I would like to suggest a project: An online database which lists ALL Ars subtilior composers, works, sources - with transcriptions of the works and links to scanned sources. Every work should be analysed very precisely (harmonically, rhythmically, melodically) and described stylistically. All original texts of compositions should be translated into English and supplied with explanatory comments where necessary. All informations about sources, composers etc. which can be gathered from secondary literature should be included. A complete bibliography for Ars subtilior should also be included. Furthermore the cultural context in which the music was placed should be described extensively - with excerpts from contemporaneous textual sources and many illustrations from contemporaneous sources, paintings etc.. Very important would be to include informations about performance practice(s). Such a database would give us a good overview over the Ars subtilior, different styles etc. and perhaps lead to new ascriptions, datings etc.. Later a series of new recordings (which should be IN KEEPING with what we know or deem LIKELY as good performance practice) could be made and maybe even be linked online with the transcriptions.
Other groups of musicologists could do the same thing for Ars antiqua, Ars nova and Trecento.
The great advantage of online databases is of course that they can always be updated (so new discoveries can always be included) and corrected: Once a certain degree of completeness has been reached these databases could be printed as exhaustive monographs.
Festina lente!
Christoph Dohrmann
Replies
Please be patient since plans are already afoot for a community-base project.
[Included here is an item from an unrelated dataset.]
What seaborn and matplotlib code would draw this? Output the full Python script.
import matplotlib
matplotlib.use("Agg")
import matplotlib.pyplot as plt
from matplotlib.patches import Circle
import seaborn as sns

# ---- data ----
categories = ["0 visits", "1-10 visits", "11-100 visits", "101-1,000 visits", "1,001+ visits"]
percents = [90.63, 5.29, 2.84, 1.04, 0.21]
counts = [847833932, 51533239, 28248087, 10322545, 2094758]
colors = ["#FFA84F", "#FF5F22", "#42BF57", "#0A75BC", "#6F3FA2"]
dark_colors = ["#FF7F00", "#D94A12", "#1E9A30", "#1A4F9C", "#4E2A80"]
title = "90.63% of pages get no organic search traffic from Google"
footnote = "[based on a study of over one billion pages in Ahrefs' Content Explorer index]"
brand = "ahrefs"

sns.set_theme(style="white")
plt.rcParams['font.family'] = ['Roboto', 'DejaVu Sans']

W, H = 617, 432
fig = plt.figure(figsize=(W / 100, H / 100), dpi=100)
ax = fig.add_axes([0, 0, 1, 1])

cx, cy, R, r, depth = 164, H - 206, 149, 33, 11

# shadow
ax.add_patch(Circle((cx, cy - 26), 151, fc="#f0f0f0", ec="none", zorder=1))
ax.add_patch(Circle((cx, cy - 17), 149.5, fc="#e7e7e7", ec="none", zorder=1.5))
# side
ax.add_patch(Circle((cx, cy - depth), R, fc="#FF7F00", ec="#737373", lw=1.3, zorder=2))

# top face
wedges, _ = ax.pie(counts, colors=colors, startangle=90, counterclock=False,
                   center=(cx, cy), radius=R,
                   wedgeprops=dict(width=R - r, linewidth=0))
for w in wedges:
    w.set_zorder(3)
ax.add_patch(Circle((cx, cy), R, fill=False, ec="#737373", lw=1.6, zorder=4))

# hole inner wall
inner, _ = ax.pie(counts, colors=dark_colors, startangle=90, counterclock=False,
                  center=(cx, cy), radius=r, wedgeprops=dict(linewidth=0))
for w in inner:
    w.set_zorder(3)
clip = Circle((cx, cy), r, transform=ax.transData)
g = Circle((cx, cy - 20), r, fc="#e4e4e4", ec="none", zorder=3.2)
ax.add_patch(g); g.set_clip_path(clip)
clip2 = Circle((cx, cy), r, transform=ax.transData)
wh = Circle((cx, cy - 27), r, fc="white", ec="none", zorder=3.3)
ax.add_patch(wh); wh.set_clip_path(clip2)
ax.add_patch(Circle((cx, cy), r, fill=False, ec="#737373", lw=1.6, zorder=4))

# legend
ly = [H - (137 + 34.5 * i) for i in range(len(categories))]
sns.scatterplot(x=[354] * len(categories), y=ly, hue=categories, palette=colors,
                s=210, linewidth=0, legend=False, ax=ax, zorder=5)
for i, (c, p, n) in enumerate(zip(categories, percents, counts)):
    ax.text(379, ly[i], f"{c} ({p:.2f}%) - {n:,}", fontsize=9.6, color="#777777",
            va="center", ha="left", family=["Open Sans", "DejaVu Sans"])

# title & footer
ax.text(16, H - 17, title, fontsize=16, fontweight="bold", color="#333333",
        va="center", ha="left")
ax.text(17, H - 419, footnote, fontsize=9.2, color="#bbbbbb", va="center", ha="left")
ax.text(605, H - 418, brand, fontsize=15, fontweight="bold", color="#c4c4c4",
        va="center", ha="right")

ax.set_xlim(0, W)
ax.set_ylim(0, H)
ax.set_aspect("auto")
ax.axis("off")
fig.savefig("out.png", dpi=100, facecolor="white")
In the meanwhile, I'm sure you know of the Medieval Music Database.
http://www.lib.latrobe.edu.au/MMDB/
And Je chante ung chant
http://jechante.exeter.ac.uk/archive/
And the good work of Gilles Dulong and Oliver Huck.
JS
A starting point could be Uri Smilansky's dissertation, which gives a comprehensive overview of styles and sources in Ars Subtilior music: Uri Smilansy: Rethinking Ars Subtilior: Context, Language, Study and Performance, PhD Diss. University of Exeter 2010.